Directive:
Check each line of the listing below for the string "this", and copy the ones that have it.

------ Dataset records ------

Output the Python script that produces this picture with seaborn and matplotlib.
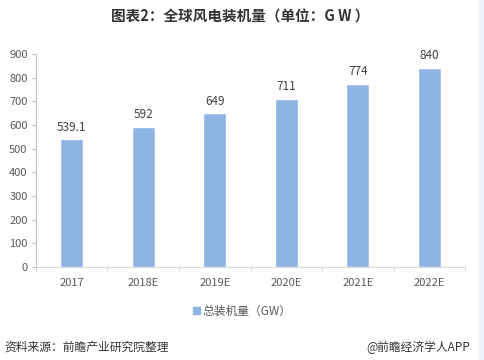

------
------ Dataset records ------

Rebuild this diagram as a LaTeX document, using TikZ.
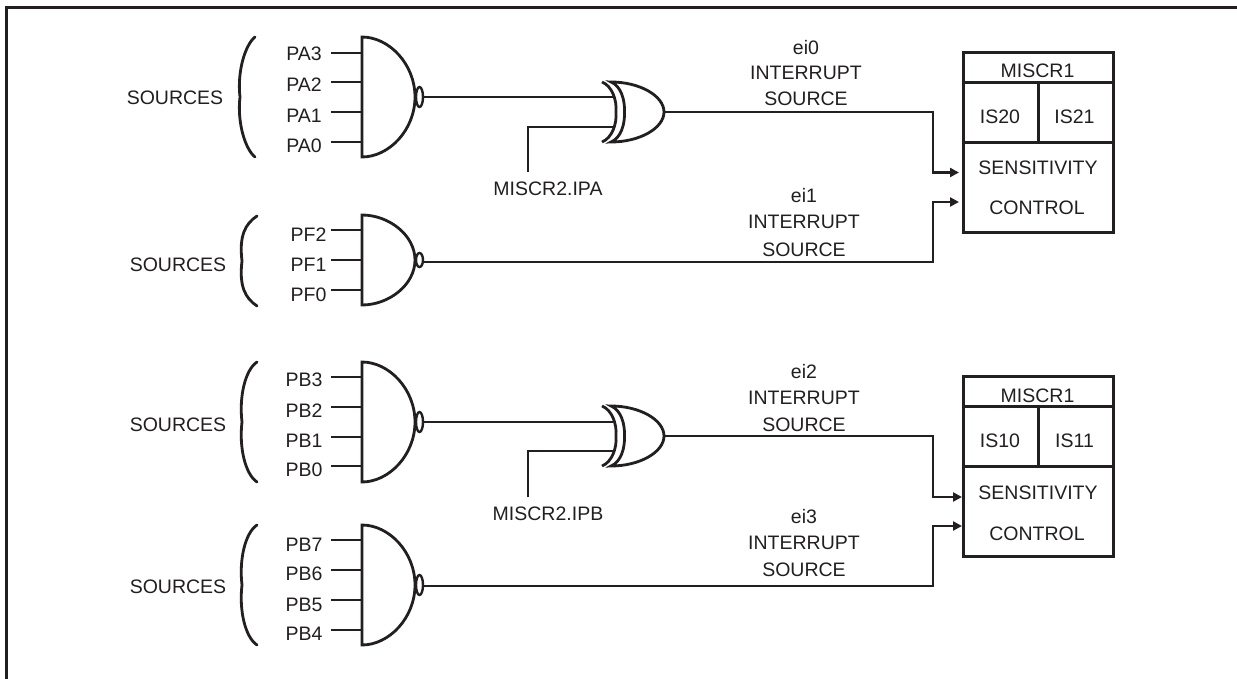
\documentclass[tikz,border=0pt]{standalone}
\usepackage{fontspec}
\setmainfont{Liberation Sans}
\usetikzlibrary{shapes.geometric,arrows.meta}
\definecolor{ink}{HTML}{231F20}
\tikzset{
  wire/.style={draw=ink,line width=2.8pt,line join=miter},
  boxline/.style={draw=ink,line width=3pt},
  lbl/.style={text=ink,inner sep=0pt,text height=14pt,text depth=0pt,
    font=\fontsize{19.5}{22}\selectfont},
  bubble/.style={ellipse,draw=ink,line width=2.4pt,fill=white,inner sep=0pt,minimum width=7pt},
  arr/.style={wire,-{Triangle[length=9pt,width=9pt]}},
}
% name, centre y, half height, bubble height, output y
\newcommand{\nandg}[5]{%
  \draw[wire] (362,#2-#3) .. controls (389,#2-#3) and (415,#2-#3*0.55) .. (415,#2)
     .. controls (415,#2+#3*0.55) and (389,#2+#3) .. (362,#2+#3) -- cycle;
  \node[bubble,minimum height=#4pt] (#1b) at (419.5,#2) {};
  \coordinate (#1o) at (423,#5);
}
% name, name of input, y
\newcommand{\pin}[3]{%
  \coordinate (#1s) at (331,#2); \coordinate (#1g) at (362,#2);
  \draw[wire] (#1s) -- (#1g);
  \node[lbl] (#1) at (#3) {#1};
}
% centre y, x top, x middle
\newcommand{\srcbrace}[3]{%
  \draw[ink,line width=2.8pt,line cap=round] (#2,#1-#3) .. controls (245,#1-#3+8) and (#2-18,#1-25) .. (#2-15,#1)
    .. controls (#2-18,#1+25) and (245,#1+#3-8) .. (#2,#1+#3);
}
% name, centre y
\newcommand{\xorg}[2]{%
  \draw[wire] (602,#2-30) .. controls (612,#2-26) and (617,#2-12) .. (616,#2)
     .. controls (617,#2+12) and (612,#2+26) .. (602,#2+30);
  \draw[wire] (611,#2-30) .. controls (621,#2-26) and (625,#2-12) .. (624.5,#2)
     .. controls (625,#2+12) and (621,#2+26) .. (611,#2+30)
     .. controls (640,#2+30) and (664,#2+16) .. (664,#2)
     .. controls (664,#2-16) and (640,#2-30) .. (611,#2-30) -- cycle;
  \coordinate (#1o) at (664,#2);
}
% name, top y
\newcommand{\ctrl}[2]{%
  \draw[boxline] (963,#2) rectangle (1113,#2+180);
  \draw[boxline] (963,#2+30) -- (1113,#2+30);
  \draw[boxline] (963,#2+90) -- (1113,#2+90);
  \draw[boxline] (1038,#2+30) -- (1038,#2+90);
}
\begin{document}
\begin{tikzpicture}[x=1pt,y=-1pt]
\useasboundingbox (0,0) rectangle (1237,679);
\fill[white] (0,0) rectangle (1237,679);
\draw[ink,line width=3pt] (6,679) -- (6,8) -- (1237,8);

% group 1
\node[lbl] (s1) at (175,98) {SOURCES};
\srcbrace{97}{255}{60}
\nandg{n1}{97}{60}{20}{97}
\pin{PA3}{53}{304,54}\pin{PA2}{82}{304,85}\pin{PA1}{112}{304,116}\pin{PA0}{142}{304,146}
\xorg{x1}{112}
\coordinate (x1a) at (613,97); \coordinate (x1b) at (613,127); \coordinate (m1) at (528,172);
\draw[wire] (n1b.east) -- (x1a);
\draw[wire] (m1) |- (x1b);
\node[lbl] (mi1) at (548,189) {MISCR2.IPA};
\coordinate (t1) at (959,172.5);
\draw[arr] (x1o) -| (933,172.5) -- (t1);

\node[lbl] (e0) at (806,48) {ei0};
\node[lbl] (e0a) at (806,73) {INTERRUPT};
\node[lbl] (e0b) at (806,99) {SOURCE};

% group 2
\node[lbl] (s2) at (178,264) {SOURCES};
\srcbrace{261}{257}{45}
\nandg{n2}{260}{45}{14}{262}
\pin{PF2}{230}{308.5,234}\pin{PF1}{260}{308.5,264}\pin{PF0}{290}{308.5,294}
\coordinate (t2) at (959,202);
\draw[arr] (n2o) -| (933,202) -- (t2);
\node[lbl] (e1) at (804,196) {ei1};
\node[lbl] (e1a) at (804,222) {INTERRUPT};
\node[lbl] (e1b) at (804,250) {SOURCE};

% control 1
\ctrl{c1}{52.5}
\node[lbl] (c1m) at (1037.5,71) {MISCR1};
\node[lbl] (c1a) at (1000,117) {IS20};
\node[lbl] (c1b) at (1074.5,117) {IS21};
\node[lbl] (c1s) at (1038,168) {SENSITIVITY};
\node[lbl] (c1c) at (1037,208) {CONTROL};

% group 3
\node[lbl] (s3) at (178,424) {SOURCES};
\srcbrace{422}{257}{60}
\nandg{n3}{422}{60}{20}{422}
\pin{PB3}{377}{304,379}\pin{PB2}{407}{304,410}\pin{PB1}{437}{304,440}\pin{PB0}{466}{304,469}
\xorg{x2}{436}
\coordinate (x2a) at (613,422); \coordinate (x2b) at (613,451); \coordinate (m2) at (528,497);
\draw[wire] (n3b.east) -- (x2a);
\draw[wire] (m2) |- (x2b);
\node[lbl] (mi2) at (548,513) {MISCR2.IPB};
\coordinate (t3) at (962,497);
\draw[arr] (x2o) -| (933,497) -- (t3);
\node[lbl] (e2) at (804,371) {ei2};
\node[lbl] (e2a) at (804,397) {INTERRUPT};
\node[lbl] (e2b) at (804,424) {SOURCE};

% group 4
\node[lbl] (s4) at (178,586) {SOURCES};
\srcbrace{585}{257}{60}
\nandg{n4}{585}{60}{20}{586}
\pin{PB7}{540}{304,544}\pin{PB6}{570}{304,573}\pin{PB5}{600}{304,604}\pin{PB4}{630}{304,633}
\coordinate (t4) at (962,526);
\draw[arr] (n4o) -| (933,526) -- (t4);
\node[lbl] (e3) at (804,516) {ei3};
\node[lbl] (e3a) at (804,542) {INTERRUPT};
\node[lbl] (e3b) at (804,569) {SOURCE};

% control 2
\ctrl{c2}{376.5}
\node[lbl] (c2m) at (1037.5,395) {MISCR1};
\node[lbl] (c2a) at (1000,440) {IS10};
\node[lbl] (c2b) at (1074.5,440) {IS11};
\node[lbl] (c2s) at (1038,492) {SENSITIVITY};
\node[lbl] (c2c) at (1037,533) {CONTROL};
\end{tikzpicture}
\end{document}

------
------ Dataset records ------

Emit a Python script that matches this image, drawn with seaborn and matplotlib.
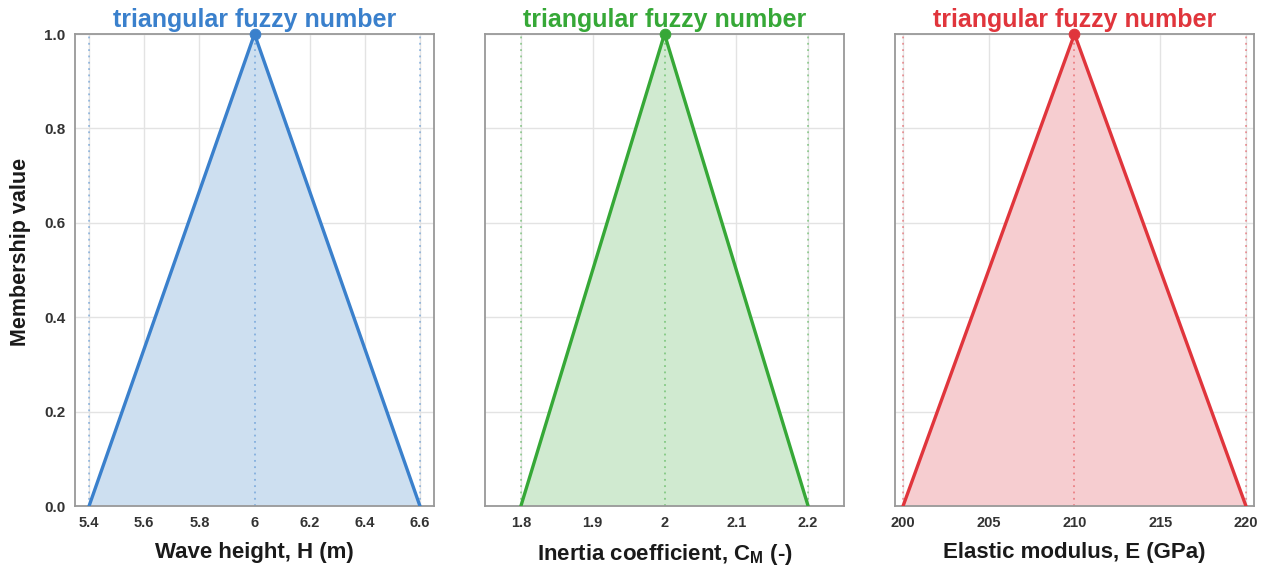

------

Full output:
Output the Python script that produces this picture with seaborn and matplotlib.
Rebuild this diagram as a LaTeX document, using TikZ.
Emit a Python script that matches this image, drawn with seaborn and matplotlib.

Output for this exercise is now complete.